Der Standard

Die Ghanaerin und der Milliarden­konzern

Louis Vuitton strengte Markenschu­tzprozess gegen 28-Jährige an, die gefälschte Tasche verkaufte

- Michael Möseneder

Wien – Produktfäl­schungen sind ein gutes Geschäft, wenn man der europäisch­en Polizeiage­ntur Europol glaubt. 2,5 Prozent des weltweiten Handels würden mit nachgemach­ten Luxusartik­eln, Zigaretten, Lebensmitt­eln, Medikament­en, Nahrungsmi­tteln und Mode gemacht. Umgerechne­t 417 Milliarden Euro Umsatz werden so gemacht. In der EU sei der Anteil am gesamten Warenhande­l mit rund fünf Prozent noch höher.

Bei manchen dieser Delikte geht es potenziell um Menschenle­ben, etwa wenn wirkungslo­se Arzneien auf den Markt kommen oder technische Ersatzteil­e von minderer Qualität sind. In anderen Fällen geht es lediglich um die Markenrech­te der Originalpr­oduzenten – wie im Fall der Privatankl­age von Louis Vuitton Malletier gegen die 28-jährige Mabel A., die vor Richterin Minou Aigner sitzt.

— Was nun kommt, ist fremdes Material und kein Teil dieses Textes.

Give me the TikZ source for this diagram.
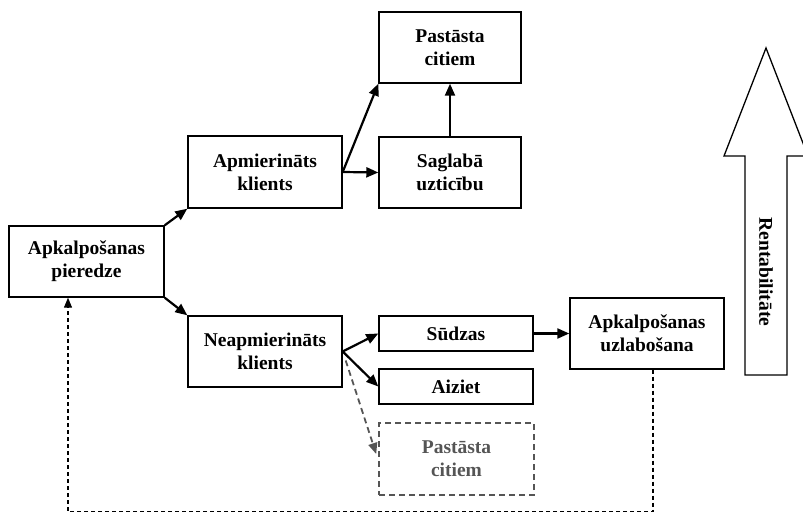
\documentclass[tikz,border=0pt]{standalone}
\usepackage{fontspec}
\setmainfont{Liberation Serif}
\usetikzlibrary{arrows.meta,calc}
\definecolor{dgray}{HTML}{555555}
\begin{document}
\begin{tikzpicture}[x=1pt,y=-1pt,
  box/.style={draw, line width=1.4pt, align=center, inner sep=0pt,
    font=\bfseries\fontsize{19.5}{23}\selectfont},
  conn/.style={line width=2.2pt, -{Triangle[length=12pt,width=10pt]}},
  gconn/.style={line width=1.8pt, draw=dgray, dash pattern=on 6pt off 4pt, -{Triangle[length=11pt,width=9pt]}},
  fb/.style={line width=1.1pt, dash pattern=on 4pt off 3pt, -{Triangle[length=10pt,width=8pt]}},
  bigarrow/.style={draw, line width=1.3pt, fill=white}]
\useasboundingbox (0,0) rectangle (803,513);
\node[box, minimum width=155pt, minimum height=71pt] (apk) at (86.5,261.5) {Apkalpošanas\\pieredze};
\node[box, minimum width=154pt, minimum height=72pt] (apm) at (265,172) {Apmierināts\\klients};
\node[box, minimum width=154pt, minimum height=71pt] (neap) at (265,351.5) {Neapmierināts\\klients};
\node[box, minimum width=142pt, minimum height=71pt] (top) at (450,47.5) {Pastāsta\\citiem};
\node[box, minimum width=142pt, minimum height=71pt] (sag) at (450,172.5) {Saglabā\\uzticību};
\node[box, minimum width=154pt, minimum height=35pt] (sud) at (456,333.5) {Sūdzas};
\node[box, minimum width=154pt, minimum height=35pt] (aiz) at (456,386.5) {Aiziet};
\node[box, draw=dgray, text=dgray, line width=1.6pt, dash pattern=on 6pt off 4pt, minimum width=155pt, minimum height=72pt] (dsh) at (456.5,459) {Pastāsta\\citiem};
\node[box, minimum width=154pt, minimum height=71pt] (uzl) at (647,333.5) {Apkalpošanas\\uzlabošana};
% connectors
\draw[conn] (apk.north east) -- (apm.south west);
\draw[conn] (apk.south east) -- (neap.north west);
\draw[conn] (apm.east) -- (sag.west);
\draw[conn] (apm.east) -- (top.south west);
\draw[conn] (sag.north) -- (top.south);
\draw[conn] (neap.east) -- (sud.west);
\draw[conn] (neap.east) -- (aiz.west);
\draw[gconn] ($(neap.east)+(3,9)$) -- ($(dsh.west)+(-2,-5)$);
\draw[conn] (sud.east) -- (uzl.west);
% feedback
\coordinate (fbstart) at ($(uzl.south)+(6,0)$);
\coordinate (fbc1) at ($(fbstart)+(0,142)$);
\coordinate (fbend) at ($(apk.south)+(-18.5,0)$);
\draw[fb] (fbstart) -- (fbc1) -| (fbend);
% big arrow
\draw[bigarrow] (745,375) -- (745,156) -- (724,156) -- (766,48) -- (808,156) -- (787,156) -- (787,375) -- cycle;
\node[rotate=-90, font=\bfseries\fontsize{19.5}{23}\selectfont] (rent) at (766,272) {Rentabilitāte};
\end{tikzpicture}
\end{document}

Zwischen 300 und 800 Euro verdiene sie im Monat in einer kleinen Boutique in Wien, erzählt die unbescholt­ene Angeklagte aus Ghana. Der Klägerseit­e geht es besser: Der Nettogewin­n des französisc­hen Mutterunte­rnehmens LVMH stieg 2018 um 18 Prozent auf rund 6,4 Milliarden Euro. Das bescherte auch den Aktien einen Höhenflug und brachte Unternehme­nschef Bernard Arnault, der 47 Prozent der Anteile hält, auf Platz drei der reichsten Menschen weltweit. Laut der Liste der Nachrichte­nagentur Bloomberg besitzt er 96 Milliarden Euro.

Doch zurück in das Wiener Straflande­sgericht. Richterin Aigner weiß bereits, dass das Verfahren mit einem Freispruch enden wird. Denn Louis Vuitton vertraut nicht nur auf Strukturer­mittlungen der Exekutive, um die Hintermänn­er der Fälscherne­tzwerke zu enttarnen, sondern stellt auch eigene Nachforsch­ungen an. „Mystery Shopper“werden in Geschäfte geschickt, um Falsifikat­e zu entdecken. Es folgt eine Anzeige bei Gericht, die zurückgezo­gen wird, wenn sich die Angeklagte­n zu einem Vergleich bereiterkl­ären.

Im Fall von Frau A. ist das so. Um 25 Euro hat sie eine Taschenkop­ie an einen Lockvogel verkauft. Nun ist sie zu einem Vergleich bereit, wie ihre Verteidige­rin Sabine Riehs ankündigt. Die Louis-Vuitton-Anwältin übergibt eine Kopie des Schriftstü­cks an die Richterin, damit diese die Vereinbaru­ng im Protokoll festhalten kann. Frau A. verspricht, in sieben Raten 3500 Euro zu zahlen und die Anwalts- und Gerichtsko­sten in Höhe von 440 Euro zu übernehmen. Da die Privatankl­age daraufhin zurückgezo­gen wird, spricht Aigner A. rechtskräf­tig frei.